▸ TASK OBJECTIVE:
Below are some records; give them all again exactly, but not the pictures.

▸ EXTRACTED MATERIAL:
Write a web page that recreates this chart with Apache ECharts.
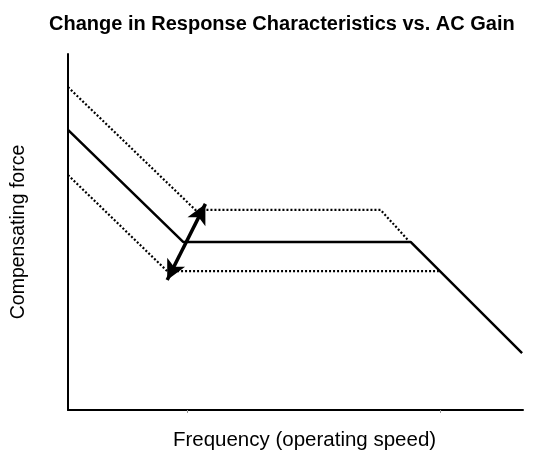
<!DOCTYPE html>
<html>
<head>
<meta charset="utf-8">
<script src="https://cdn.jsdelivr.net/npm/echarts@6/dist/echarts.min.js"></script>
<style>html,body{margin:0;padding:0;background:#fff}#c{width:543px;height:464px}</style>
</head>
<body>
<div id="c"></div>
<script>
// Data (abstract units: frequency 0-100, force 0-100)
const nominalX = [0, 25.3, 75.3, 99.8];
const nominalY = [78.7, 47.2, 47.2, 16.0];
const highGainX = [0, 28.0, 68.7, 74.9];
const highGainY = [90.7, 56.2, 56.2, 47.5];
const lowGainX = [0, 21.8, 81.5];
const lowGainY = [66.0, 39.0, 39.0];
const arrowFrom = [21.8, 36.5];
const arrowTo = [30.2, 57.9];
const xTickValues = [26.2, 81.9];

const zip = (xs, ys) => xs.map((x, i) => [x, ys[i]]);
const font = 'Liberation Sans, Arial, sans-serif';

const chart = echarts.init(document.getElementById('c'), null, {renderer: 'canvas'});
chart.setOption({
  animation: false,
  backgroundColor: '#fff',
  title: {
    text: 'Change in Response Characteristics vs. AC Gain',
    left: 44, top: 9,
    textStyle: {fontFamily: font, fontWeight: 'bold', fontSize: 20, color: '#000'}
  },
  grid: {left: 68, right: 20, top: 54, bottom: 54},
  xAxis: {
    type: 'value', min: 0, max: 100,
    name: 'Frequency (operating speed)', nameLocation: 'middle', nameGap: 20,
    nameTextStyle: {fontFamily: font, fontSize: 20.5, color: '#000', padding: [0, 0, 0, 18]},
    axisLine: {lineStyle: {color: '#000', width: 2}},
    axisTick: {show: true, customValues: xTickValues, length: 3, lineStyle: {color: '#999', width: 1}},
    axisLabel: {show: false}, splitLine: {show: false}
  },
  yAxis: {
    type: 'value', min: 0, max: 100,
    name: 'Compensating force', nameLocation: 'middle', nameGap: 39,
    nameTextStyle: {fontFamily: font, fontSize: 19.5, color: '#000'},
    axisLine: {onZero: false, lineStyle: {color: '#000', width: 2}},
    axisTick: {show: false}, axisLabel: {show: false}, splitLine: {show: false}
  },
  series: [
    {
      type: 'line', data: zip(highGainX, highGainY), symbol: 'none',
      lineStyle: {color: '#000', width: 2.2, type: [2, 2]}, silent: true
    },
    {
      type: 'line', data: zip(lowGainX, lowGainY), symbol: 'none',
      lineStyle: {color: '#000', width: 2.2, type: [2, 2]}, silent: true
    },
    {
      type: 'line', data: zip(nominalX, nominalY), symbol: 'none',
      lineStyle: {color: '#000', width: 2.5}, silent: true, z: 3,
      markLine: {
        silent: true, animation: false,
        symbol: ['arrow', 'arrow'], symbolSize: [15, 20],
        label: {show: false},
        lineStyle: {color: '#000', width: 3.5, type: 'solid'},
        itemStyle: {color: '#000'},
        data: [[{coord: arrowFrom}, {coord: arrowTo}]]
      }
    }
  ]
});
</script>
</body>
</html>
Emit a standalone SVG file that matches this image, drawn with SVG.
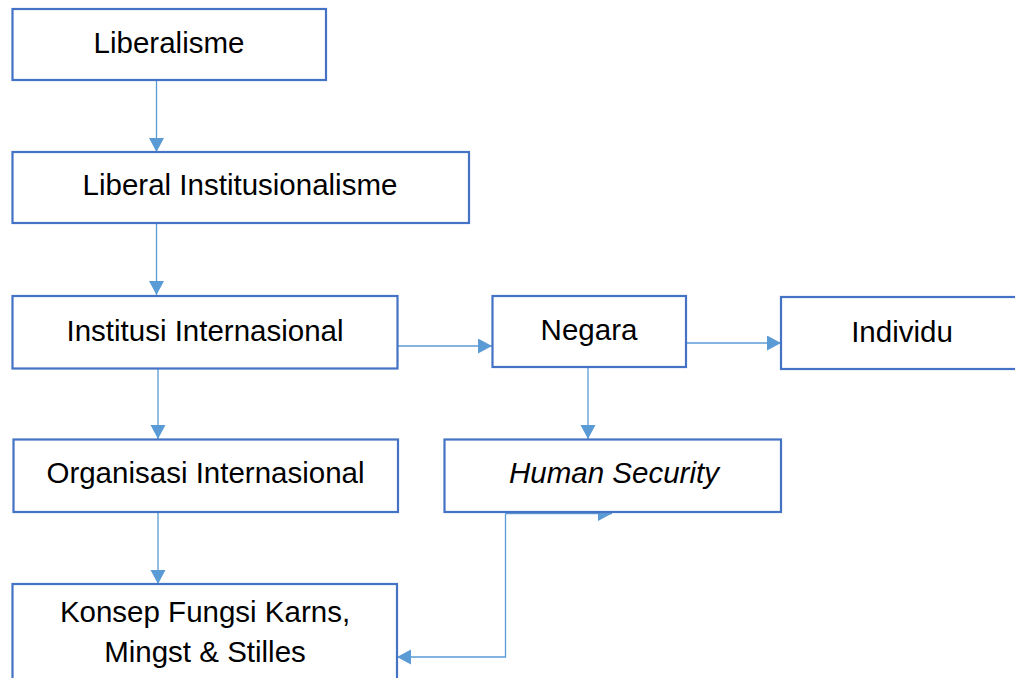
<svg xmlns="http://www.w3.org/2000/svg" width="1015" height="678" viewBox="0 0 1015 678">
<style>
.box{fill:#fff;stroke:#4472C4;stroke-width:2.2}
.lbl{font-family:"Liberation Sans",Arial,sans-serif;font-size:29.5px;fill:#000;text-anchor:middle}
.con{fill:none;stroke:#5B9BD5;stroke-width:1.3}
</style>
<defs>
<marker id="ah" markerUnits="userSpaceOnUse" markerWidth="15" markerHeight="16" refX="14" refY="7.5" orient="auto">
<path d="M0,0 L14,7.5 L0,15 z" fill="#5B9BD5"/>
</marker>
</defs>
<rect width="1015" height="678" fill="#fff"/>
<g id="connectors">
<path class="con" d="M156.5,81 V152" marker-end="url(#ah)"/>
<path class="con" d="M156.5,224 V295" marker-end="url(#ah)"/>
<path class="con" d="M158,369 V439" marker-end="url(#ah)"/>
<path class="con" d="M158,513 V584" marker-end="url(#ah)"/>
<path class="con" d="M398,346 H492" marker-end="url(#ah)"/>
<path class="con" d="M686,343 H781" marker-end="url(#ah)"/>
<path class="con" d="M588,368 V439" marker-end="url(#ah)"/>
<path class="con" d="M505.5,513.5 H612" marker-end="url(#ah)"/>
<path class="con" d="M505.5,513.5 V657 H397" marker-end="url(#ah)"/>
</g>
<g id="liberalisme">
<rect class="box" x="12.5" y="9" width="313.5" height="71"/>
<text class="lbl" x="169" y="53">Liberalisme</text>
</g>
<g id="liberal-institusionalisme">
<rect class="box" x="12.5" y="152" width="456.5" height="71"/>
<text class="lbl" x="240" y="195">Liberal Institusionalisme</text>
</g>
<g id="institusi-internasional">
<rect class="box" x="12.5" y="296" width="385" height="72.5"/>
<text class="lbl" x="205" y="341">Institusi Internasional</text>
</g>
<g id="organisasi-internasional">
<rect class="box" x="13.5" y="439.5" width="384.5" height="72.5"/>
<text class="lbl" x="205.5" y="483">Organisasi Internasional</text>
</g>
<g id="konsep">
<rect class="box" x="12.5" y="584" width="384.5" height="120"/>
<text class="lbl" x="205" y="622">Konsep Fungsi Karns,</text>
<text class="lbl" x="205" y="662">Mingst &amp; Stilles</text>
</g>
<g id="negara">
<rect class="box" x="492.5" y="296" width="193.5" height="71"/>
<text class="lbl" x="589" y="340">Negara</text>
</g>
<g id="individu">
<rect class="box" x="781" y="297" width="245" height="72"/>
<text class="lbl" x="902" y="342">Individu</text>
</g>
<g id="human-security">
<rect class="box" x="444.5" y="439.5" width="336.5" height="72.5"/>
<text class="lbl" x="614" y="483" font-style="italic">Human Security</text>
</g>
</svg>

▸ SOLUTION:
Write a web page that recreates this chart with Apache ECharts.
<!DOCTYPE html>
<html>
<head>
<meta charset="utf-8">
<script src="https://cdn.jsdelivr.net/npm/echarts@6/dist/echarts.min.js"></script>
<style>html,body{margin:0;padding:0;background:#fff}#c{width:543px;height:464px}</style>
</head>
<body>
<div id="c"></div>
<script>
// Data (abstract units: frequency 0-100, force 0-100)
const nominalX = [0, 25.3, 75.3, 99.8];
const nominalY = [78.7, 47.2, 47.2, 16.0];
const highGainX = [0, 28.0, 68.7, 74.9];
const highGainY = [90.7, 56.2, 56.2, 47.5];
const lowGainX = [0, 21.8, 81.5];
const lowGainY = [66.0, 39.0, 39.0];
const arrowFrom = [21.8, 36.5];
const arrowTo = [30.2, 57.9];
const xTickValues = [26.2, 81.9];

const zip = (xs, ys) => xs.map((x, i) => [x, ys[i]]);
const font = 'Liberation Sans, Arial, sans-serif';

const chart = echarts.init(document.getElementById('c'), null, {renderer: 'canvas'});
chart.setOption({
  animation: false,
  backgroundColor: '#fff',
  title: {
    text: 'Change in Response Characteristics vs. AC Gain',
    left: 44, top: 9,
    textStyle: {fontFamily: font, fontWeight: 'bold', fontSize: 20, color: '#000'}
  },
  grid: {left: 68, right: 20, top: 54, bottom: 54},
  xAxis: {
    type: 'value', min: 0, max: 100,
    name: 'Frequency (operating speed)', nameLocation: 'middle', nameGap: 20,
    nameTextStyle: {fontFamily: font, fontSize: 20.5, color: '#000', padding: [0, 0, 0, 18]},
    axisLine: {lineStyle: {color: '#000', width: 2}},
    axisTick: {show: true, customValues: xTickValues, length: 3, lineStyle: {color: '#999', width: 1}},
    axisLabel: {show: false}, splitLine: {show: false}
  },
  yAxis: {
    type: 'value', min: 0, max: 100,
    name: 'Compensating force', nameLocation: 'middle', nameGap: 39,
    nameTextStyle: {fontFamily: font, fontSize: 19.5, color: '#000'},
    axisLine: {onZero: false, lineStyle: {color: '#000', width: 2}},
    axisTick: {show: false}, axisLabel: {show: false}, splitLine: {show: false}
  },
  series: [
    {
      type: 'line', data: zip(highGainX, highGainY), symbol: 'none',
      lineStyle: {color: '#000', width: 2.2, type: [2, 2]}, silent: true
    },
    {
      type: 'line', data: zip(lowGainX, lowGainY), symbol: 'none',
      lineStyle: {color: '#000', width: 2.2, type: [2, 2]}, silent: true
    },
    {
      type: 'line', data: zip(nominalX, nominalY), symbol: 'none',
      lineStyle: {color: '#000', width: 2.5}, silent: true, z: 3,
      markLine: {
        silent: true, animation: false,
        symbol: ['arrow', 'arrow'], symbolSize: [15, 20],
        label: {show: false},
        lineStyle: {color: '#000', width: 3.5, type: 'solid'},
        itemStyle: {color: '#000'},
        data: [[{coord: arrowFrom}, {coord: arrowTo}]]
      }
    }
  ]
});
</script>
</body>
</html>
Emit a standalone SVG file that matches this image, drawn with SVG.
<svg xmlns="http://www.w3.org/2000/svg" width="1015" height="678" viewBox="0 0 1015 678">
<style>
.box{fill:#fff;stroke:#4472C4;stroke-width:2.2}
.lbl{font-family:"Liberation Sans",Arial,sans-serif;font-size:29.5px;fill:#000;text-anchor:middle}
.con{fill:none;stroke:#5B9BD5;stroke-width:1.3}
</style>
<defs>
<marker id="ah" markerUnits="userSpaceOnUse" markerWidth="15" markerHeight="16" refX="14" refY="7.5" orient="auto">
<path d="M0,0 L14,7.5 L0,15 z" fill="#5B9BD5"/>
</marker>
</defs>
<rect width="1015" height="678" fill="#fff"/>
<g id="connectors">
<path class="con" d="M156.5,81 V152" marker-end="url(#ah)"/>
<path class="con" d="M156.5,224 V295" marker-end="url(#ah)"/>
<path class="con" d="M158,369 V439" marker-end="url(#ah)"/>
<path class="con" d="M158,513 V584" marker-end="url(#ah)"/>
<path class="con" d="M398,346 H492" marker-end="url(#ah)"/>
<path class="con" d="M686,343 H781" marker-end="url(#ah)"/>
<path class="con" d="M588,368 V439" marker-end="url(#ah)"/>
<path class="con" d="M505.5,513.5 H612" marker-end="url(#ah)"/>
<path class="con" d="M505.5,513.5 V657 H397" marker-end="url(#ah)"/>
</g>
<g id="liberalisme">
<rect class="box" x="12.5" y="9" width="313.5" height="71"/>
<text class="lbl" x="169" y="53">Liberalisme</text>
</g>
<g id="liberal-institusionalisme">
<rect class="box" x="12.5" y="152" width="456.5" height="71"/>
<text class="lbl" x="240" y="195">Liberal Institusionalisme</text>
</g>
<g id="institusi-internasional">
<rect class="box" x="12.5" y="296" width="385" height="72.5"/>
<text class="lbl" x="205" y="341">Institusi Internasional</text>
</g>
<g id="organisasi-internasional">
<rect class="box" x="13.5" y="439.5" width="384.5" height="72.5"/>
<text class="lbl" x="205.5" y="483">Organisasi Internasional</text>
</g>
<g id="konsep">
<rect class="box" x="12.5" y="584" width="384.5" height="120"/>
<text class="lbl" x="205" y="622">Konsep Fungsi Karns,</text>
<text class="lbl" x="205" y="662">Mingst &amp; Stilles</text>
</g>
<g id="negara">
<rect class="box" x="492.5" y="296" width="193.5" height="71"/>
<text class="lbl" x="589" y="340">Negara</text>
</g>
<g id="individu">
<rect class="box" x="781" y="297" width="245" height="72"/>
<text class="lbl" x="902" y="342">Individu</text>
</g>
<g id="human-security">
<rect class="box" x="444.5" y="439.5" width="336.5" height="72.5"/>
<text class="lbl" x="614" y="483" font-style="italic">Human Security</text>
</g>
</svg>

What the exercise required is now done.